Debe de ser una epidemia. Los fantasmas del pasado salen del zulo en tropel. No habíamos superado el retortijón por la vuelta a los titulares del criminal Hellín Moro —el que ejecutó vilmente a Yolanda González y luego fue tratado a cuerpo de sultán por el aparataje del Estado—, cuando nos sale al encuentro el matón de barrio bajo Luis Morcillo. “Yo asesiné a Santiago Brouard”, nos escupe el tipejo desde una portada de las que antes se enmarcaban en los despachos de los directores de los periódicos. Y efectivamente, en las páginas de dentro lo cuenta como quien describe cómo se limpian las tripas del pescado: “Cuando salió de su consulta le pegué dos tiros y después lo rematé en el suelo. Salí corriendo, con Rafael López Ocaña, y dejé la pistola en un hueco de la escalera”.
¿A santo de qué esta confesión que llega 29 años tarde? El beatífico cronista que nos lo pinta como un vejete enfermo atado a diez pastillas diarias para sus mil achaques deja entrever que es un alicatado de conciencia en la proximidad de su última hora. Y una mierda. La chusma de esta estofa no tiene nada que se parezca a un remordimiento. Si hay alguna cuenta que ajustar, no es consigo mismo, sino con la piara de hijos de mala madre que frecuentó y bajo cuyas órdenes cometió sus fechorías. Había pasta por medio y, a lo que se ve, bastante se quedó en el trasiego de cloacas.
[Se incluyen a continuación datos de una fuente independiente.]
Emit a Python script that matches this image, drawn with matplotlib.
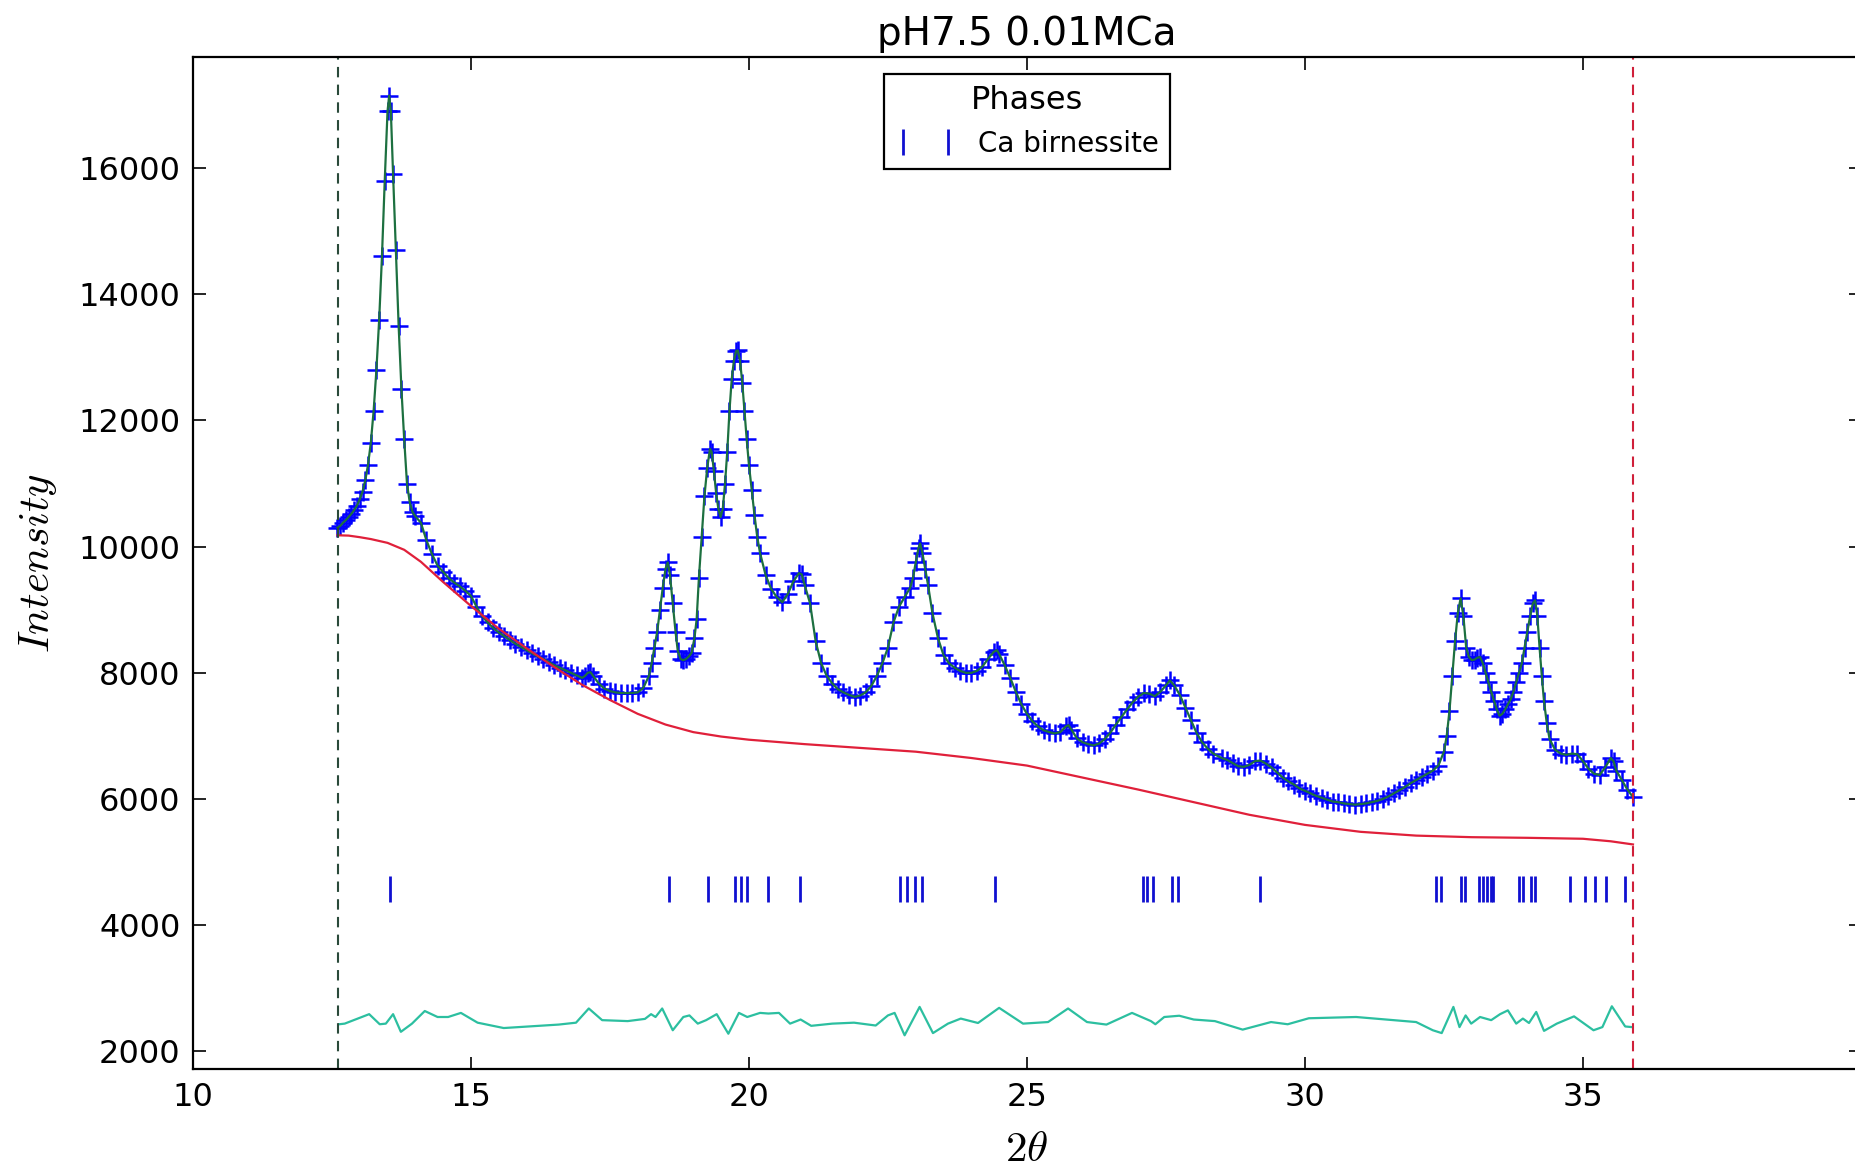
import matplotlib
matplotlib.use('Agg')
import matplotlib.pyplot as plt
from matplotlib.lines import Line2D

tth_obs = [12.60, 12.65, 12.70, 12.75, 12.80, 12.85, 12.90, 12.95, 13.00, 13.05,
           13.10, 13.15, 13.20, 13.25, 13.30, 13.35, 13.40, 13.45, 13.50, 13.53,
           13.56, 13.60, 13.65, 13.70, 13.75, 13.80, 13.85, 13.90, 13.95, 14.00,
           14.10, 14.20, 14.30, 14.40, 14.50, 14.60, 14.70, 14.80, 14.90, 15.00,
           15.10, 15.20, 15.30, 15.40, 15.50, 15.60, 15.70, 15.80, 15.90, 16.00,
           16.10, 16.20, 16.30, 16.40, 16.50, 16.60, 16.70, 16.80, 16.90, 17.00,
           17.05, 17.10, 17.15, 17.20, 17.30, 17.40, 17.50, 17.60, 17.70, 17.80,
           17.90, 18.00, 18.10, 18.20, 18.25, 18.30, 18.35, 18.40, 18.45, 18.50,
           18.54, 18.58, 18.63, 18.68, 18.72, 18.77, 18.82, 18.87, 18.92, 18.97,
           19.02, 19.06, 19.10, 19.15, 19.20, 19.25, 19.30, 19.33, 19.37, 19.41,
           19.45, 19.49, 19.53, 19.57, 19.61, 19.65, 19.69, 19.73, 19.77, 19.80,
           19.84, 19.88, 19.92, 19.96, 20.00, 20.05, 20.10, 20.15, 20.20, 20.30,
           20.40, 20.50, 20.60, 20.70, 20.80, 20.90, 20.95, 21.00, 21.10, 21.20,
           21.30, 21.40, 21.50, 21.60, 21.70, 21.80, 21.90, 22.00, 22.10, 22.20,
           22.30, 22.40, 22.50, 22.60, 22.70, 22.80, 22.90, 22.95, 23.00, 23.05,
           23.08, 23.12, 23.17, 23.22, 23.30, 23.40, 23.50, 23.60, 23.70, 23.80,
           23.90, 24.00, 24.10, 24.20, 24.30, 24.40, 24.46, 24.50, 24.60, 24.70,
           24.80, 24.90, 25.00, 25.10, 25.20, 25.30, 25.40, 25.50, 25.60, 25.70,
           25.75, 25.80, 25.90, 26.00, 26.10, 26.20, 26.30, 26.40, 26.50, 26.60,
           26.70, 26.80, 26.90, 27.00, 27.10, 27.20, 27.30, 27.40, 27.50, 27.57,
           27.65, 27.75, 27.85, 27.95, 28.05, 28.15, 28.25, 28.35, 28.50, 28.60,
           28.70, 28.80, 28.90, 29.00, 29.10, 29.20, 29.30, 29.40, 29.50, 29.60,
           29.70, 29.80, 29.90, 30.00, 30.10, 30.20, 30.30, 30.40, 30.50, 30.60,
           30.70, 30.80, 30.90, 31.00, 31.10, 31.20, 31.30, 31.40, 31.50, 31.60,
           31.70, 31.80, 31.90, 32.00, 32.10, 32.20, 32.30, 32.40, 32.50, 32.55,
           32.60, 32.65, 32.70, 32.75, 32.80, 32.85, 32.90, 32.95, 33.00, 33.05,
           33.10, 33.15, 33.20, 33.25, 33.30, 33.35, 33.40, 33.45, 33.50, 33.55,
           33.60, 33.65, 33.70, 33.75, 33.80, 33.85, 33.90, 33.95, 34.00, 34.05,
           34.10, 34.14, 34.18, 34.22, 34.26, 34.30, 34.35, 34.40, 34.50, 34.60,
           34.70, 34.80, 34.90, 35.00, 35.10, 35.20, 35.30, 35.40, 35.50, 35.55,
           35.60, 35.70, 35.80, 35.90]
i_obs = [10300, 10330, 10380, 10420, 10470, 10520, 10580, 10650, 10750, 10870,
         11050, 11300, 11650, 12150, 12800, 13600, 14600, 15800, 16900, 17150,
         16900, 15900, 14700, 13500, 12500, 11700, 11000, 10700, 10550, 10480,
         10380, 10100, 9880, 9700, 9600, 9500, 9430, 9370, 9300, 9220,
         9050, 8900, 8800, 8710, 8640, 8580, 8520, 8460, 8410, 8360,
         8310, 8260, 8220, 8170, 8120, 8080, 8040, 8000, 7960, 7920,
         7950, 8000, 8010, 7950, 7830, 7750, 7710, 7690, 7680, 7680,
         7680, 7690, 7760, 7950, 8150, 8400, 8650, 9000, 9350, 9650,
         9750, 9550, 9100, 8650, 8350, 8220, 8200, 8220, 8260, 8320,
         8550, 8850, 9500, 10150, 10800, 11250, 11550, 11500, 11200, 10850,
         10600, 10470, 10600, 11000, 11500, 12150, 12650, 12950, 13100, 13110,
         12950, 12600, 12150, 11700, 11300, 10900, 10500, 10150, 9900, 9550,
         9330, 9200, 9120, 9250, 9450, 9580, 9560, 9400, 9100, 8500,
         8150, 7950, 7830, 7740, 7690, 7650, 7620, 7640, 7690, 7790,
         7950, 8150, 8400, 8800, 9050, 9200, 9350, 9500, 9750, 9980,
         10050, 9900, 9650, 9400, 8950, 8550, 8280, 8150, 8080, 8030,
         8000, 8000, 8030, 8100, 8220, 8330, 8360, 8300, 8120, 7920,
         7700, 7500, 7350, 7230, 7150, 7090, 7060, 7040, 7060, 7150,
         7170, 7100, 6960, 6900, 6870, 6850, 6880, 6950, 7050, 7180,
         7300, 7420, 7530, 7620, 7680, 7670, 7630, 7700, 7800, 7880,
         7800, 7650, 7450, 7250, 7050, 6900, 6800, 6720, 6650, 6620,
         6570, 6520, 6510, 6540, 6600, 6610, 6560, 6500, 6420, 6340,
         6280, 6230, 6170, 6130, 6090, 6050, 6020, 5990, 5960, 5950,
         5930, 5920, 5910, 5920, 5930, 5950, 5970, 6000, 6040, 6090,
         6140, 6190, 6250, 6300, 6350, 6400, 6450, 6530, 6750, 7000,
         7400, 7950, 8500, 8950, 9180, 8900, 8400, 8250, 8200, 8210,
         8240, 8250, 8150, 8000, 7850, 7700, 7560, 7420, 7320, 7350,
         7420, 7500, 7580, 7700, 7850, 8000, 8150, 8400, 8650, 8900,
         9100, 9150, 8900, 8400, 7950, 7550, 7200, 6950, 6780, 6720,
         6700, 6720, 6710, 6600, 6480, 6400, 6380, 6500, 6650, 6600,
         6450, 6300, 6150, 6030]
# calculated pattern follows the observed one almost exactly
i_calc = i_obs

# refined background
tth_bg = [12.6, 12.8, 13.0, 13.2, 13.5, 13.8, 14.1, 14.5, 15.0, 15.5, 16.0, 16.5,
          17.0, 17.5, 18.0, 18.5, 19.0, 19.5, 20.0, 21.0, 22.0, 23.0, 24.0, 25.0,
          26.0, 27.0, 28.0, 29.0, 30.0, 31.0, 32.0, 33.0, 34.0, 35.0, 35.5, 35.9]
i_bg = [10180, 10175, 10150, 10120, 10060, 9950, 9760, 9440, 9060, 8700, 8390, 8090,
        7810, 7570, 7350, 7180, 7060, 6990, 6940, 6870, 6810, 6750, 6650, 6530,
        6340, 6150, 5950, 5750, 5590, 5480, 5420, 5395, 5385, 5370, 5330, 5280]

# difference curve (offset)
tth_diff = [12.63, 12.73, 13.17, 13.36, 13.47, 13.60, 13.74, 13.94, 14.17, 14.40,
            14.59, 14.82, 15.12, 15.59, 16.13, 16.58, 16.89, 17.12, 17.36, 17.82,
            18.13, 18.24, 18.32, 18.44, 18.63, 18.82, 18.93, 19.08, 19.23, 19.42,
            19.63, 19.82, 19.97, 20.20, 20.35, 20.54, 20.74, 20.93, 21.12, 21.50,
            21.89, 22.28, 22.50, 22.62, 22.80, 23.07, 23.31, 23.58, 23.81, 24.12,
            24.50, 24.93, 25.38, 25.74, 26.08, 26.43, 26.89, 27.23, 27.31, 27.47,
            27.74, 28.00, 28.38, 28.88, 29.39, 29.69, 30.07, 30.92, 32.00, 32.30,
            32.46, 32.67, 32.78, 32.89, 32.99, 33.15, 33.35, 33.51, 33.65, 33.80,
            33.92, 34.03, 34.16, 34.30, 34.53, 34.84, 35.19, 35.35, 35.52, 35.76,
            35.88]
i_diff = [2430, 2440, 2590, 2430, 2440, 2590, 2310, 2440, 2640, 2545,
          2545, 2610, 2455, 2370, 2400, 2425, 2455, 2680, 2495, 2480,
          2515, 2590, 2545, 2680, 2335, 2545, 2570, 2440, 2495, 2590,
          2280, 2610, 2545, 2610, 2600, 2610, 2440, 2505, 2405, 2440,
          2455, 2410, 2570, 2610, 2255, 2705, 2290, 2440, 2520, 2450,
          2690, 2440, 2465, 2680, 2465, 2425, 2610, 2480, 2430, 2545,
          2565, 2505, 2480, 2345, 2465, 2430, 2525, 2545, 2465, 2335,
          2290, 2705, 2385, 2570, 2440, 2545, 2495, 2590, 2650, 2440,
          2520, 2450, 2625, 2325, 2440, 2555, 2335, 2385, 2715, 2395,
          2385]

# reflection positions of the phase
phase_name = 'Ca birnessite'
phase_ticks = [13.55, 18.56, 19.26, 19.75, 19.85, 19.96, 20.35, 20.91, 22.72, 22.85,
               22.98, 23.11, 24.42, 27.08, 27.16, 27.26, 27.61, 27.71, 29.20, 32.36,
               32.44, 32.80, 32.88, 33.13, 33.21, 33.28, 33.35, 33.39, 33.85, 33.92,
               34.06, 34.13, 34.76, 35.03, 35.22, 35.41, 35.76]
tick_level = 4580

x_min, x_max = 12.61, 35.9
title = 'pH7.5 0.01MCa'

plt.rcParams['mathtext.fontset'] = 'cm'
plt.rcParams['font.family'] = 'DejaVu Sans'

fig = plt.figure(figsize=(18.55, 11.69), dpi=100)
ax = fig.add_axes([0.104, 0.0855, 0.8992, 0.8657])

ax.plot(tth_obs, i_obs, '+', color='#0000ff', ms=13, mew=1.8)
ax.plot(tth_obs, i_calc, '-', color='#1d7040', lw=1.6)
ax.plot(tth_bg, i_bg, '-', color='#e0203a', lw=1.6)
ax.plot(tth_diff, i_diff, '-', color='#2cbfa0', lw=1.6)
ax.plot(phase_ticks, [tick_level] * len(phase_ticks), '|', color='#1010d0',
        ms=19, mew=2, linestyle='none')

ax.axvline(x_min, color='#2a4a3a', ls=(0, (5, 3.5)), lw=1.5)
ax.axvline(x_max, color='#d0203a', ls=(0, (5, 3.5)), lw=1.5)

ax.set_xlim(10, 40)
ax.set_ylim(1720, 17760)
ax.set_xticks([10, 15, 20, 25, 30, 35])
ax.set_yticks([2000, 4000, 6000, 8000, 10000, 12000, 14000, 16000])
ax.tick_params(direction='in', top=True, right=True, length=9, width=1.2,
               labelsize=23, pad=9)
for s in ax.spines.values():
    s.set_linewidth(1.6)

ax.set_title(title, fontsize=28, pad=9)
ax.set_xlabel(r'$2\theta$', fontsize=31, labelpad=11)
ax.set_ylabel(r'$Intensity$', fontsize=31, labelpad=14)

handle = Line2D([], [], marker='|', color='#1010d0', ms=19, mew=2, linestyle='none')
leg = ax.legend([handle], [phase_name], title='Phases', loc='upper center',
                numpoints=2, fontsize=20, title_fontsize=23, fancybox=False,
                framealpha=1, edgecolor='black', borderaxespad=0.6,
                handlelength=2.2, handletextpad=0.8)
leg.get_frame().set_linewidth(1.6)

fig.savefig('out.png', dpi=100, facecolor='white')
Métase dónde le quepa el apiolador Morcillo su escuchimizado simulacro de arrepentimiento. Si algún valor tiene esta farfulla tardía que no lo redime es la confirmación de que las cosas fueron como la mayoría pensamos y a la Justicia no le salió de la entrepierna ver. De propina, es el recordatorio incómodo pero clamoroso de la existencia de otra violencia por la que tampoco se ha pedido perdón. Es más, buena parte de quienes la ejercieron y la alentaron —de la equis para abajo— pasan por probos ciudadanos. Y son tan canallas o más que este rufián.